SMT Assemblies are getting more and more complicated. While SMT Assembly manufacturers strive for 100% efforts, the fact is that achieving it is really difficult. While a majority of electronics today use SMT Components however the reduced component sizes make putting them onto PCBs very difficult. Other than this, there are many other defects that SMT Assembly has to overcome as follows:
Poor Solder Paste Release
Solder Paste Release is determined by aspect ratio and surface area ratio. Aspect ratio compares the smallest dimension of the stencil aperture to the stencil foil thickness. An aspect ratio of lower than 1.5 is not accepted. Surface Area Ratio compares the surface area of the stencil aperture to the surface area of the stencil aperture walls. The lowest surface area ratio is 0.60. While the aspect ratio and surface area ratio help indicate solder paste release, what is important is the adhesion strength of the solder paste to the SMT pad, which is determined by the size of the SMT Pad. Difference in surface finishes can influence the SMT Pad sizes. To be able to exactly calculate solder paste release a modified surface area ratio principle must be considered which takes into account changes in SMT Pad sizes on account of copper weights and surface treatment. This is getting more and more importance as smaller components become more and more popular. Especially the bottom of the SMT Pad matches the size in the electronic PCB files while the top is smaller. It is this smaller size top that needs to be planed in calculating the stencil surface area ratio as the smaller size top has less surface area.
Bridging at Print
Besides solder paste release, copper weights and surface treatments also effect bridging. Heavy copper weights or non-flat surface finishes lower the seal between the PCB and the stencil. This can in turn allow solder paste to squeeze out during printing and also cause bridging at print. The seal is dependent on the size of the SMT Pad and stencil aperture. Stencil apertures larger than the SMT Pads can cause solder paste to squeeze out between the PCB and the stencil.
In order to solve this problem, a width reduction when it comes to stencil apertures is requested. This is especially true of heavy copper weights and non-flat PCB surface treatments. This assures that the chances of the solder paste squeezing out between the PCB & stencil is minimized.
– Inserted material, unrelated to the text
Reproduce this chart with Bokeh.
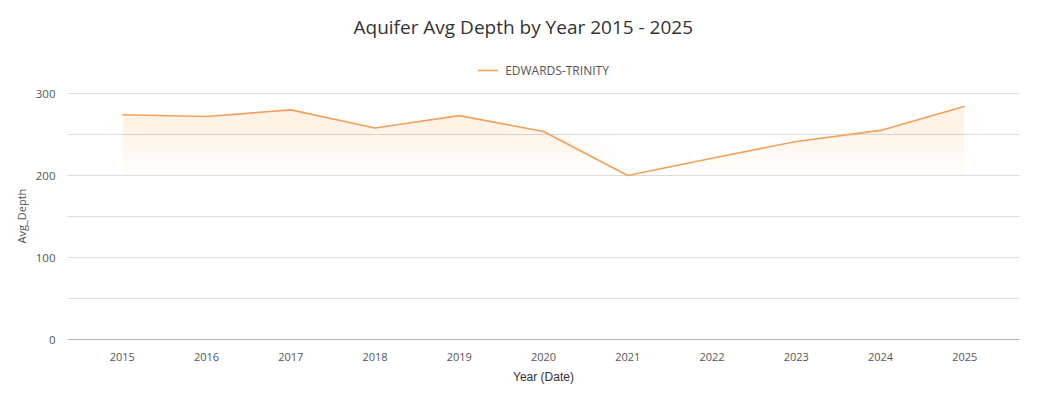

Insufficient Solder Volume at SMT reflow
While it is a common defect, it is caught only at the end of the SMT Process during visual or automated optical inspection. A DFM review sometimes can also catch the insufficient volume before production. To overcome this problem, the volume increase is based on the size difference of the leadless termination and PCB Land pad. Also the additional solder paste volume needs to be printed to the toe side on case of leadless components. Also increasing the stencil aperture width needs to be avoided. What is also important to note is the stencil foil thickness. In cases where the foil thickness needs to be adjusted to accommodate SMT components, the stencil aperture volume also needs to be increased.
Bridging at SMT Reflow
SMT Reflow is caused because solder paste squeezing out between the PCB & stencil at print, at others it is on account of PCB manufacturing issues, placement pressure, reflow over settings etc. Bridging at SMT Reflow can also happen on account of packages as they have component lead exposed to the heating. Leadless packages, on the other hand have uniform heating. Gull wing packages also have limited amount of surface area to wet the solder. In case of too much solder, the excess can spill off on to the PCB Pad. The reduction in solder paste volume, however should always be centered on the gull wing foot and not the PCB Pad. While for most assemblies the volume reductions will reduce .While some SMT defects are limited to a assembly line or location, others such as solder paste release, bridging print, bridging SMT Reflow, insufficient solder volume at SMT Reflow and more mentioned are popular and are not limited to a set of variables.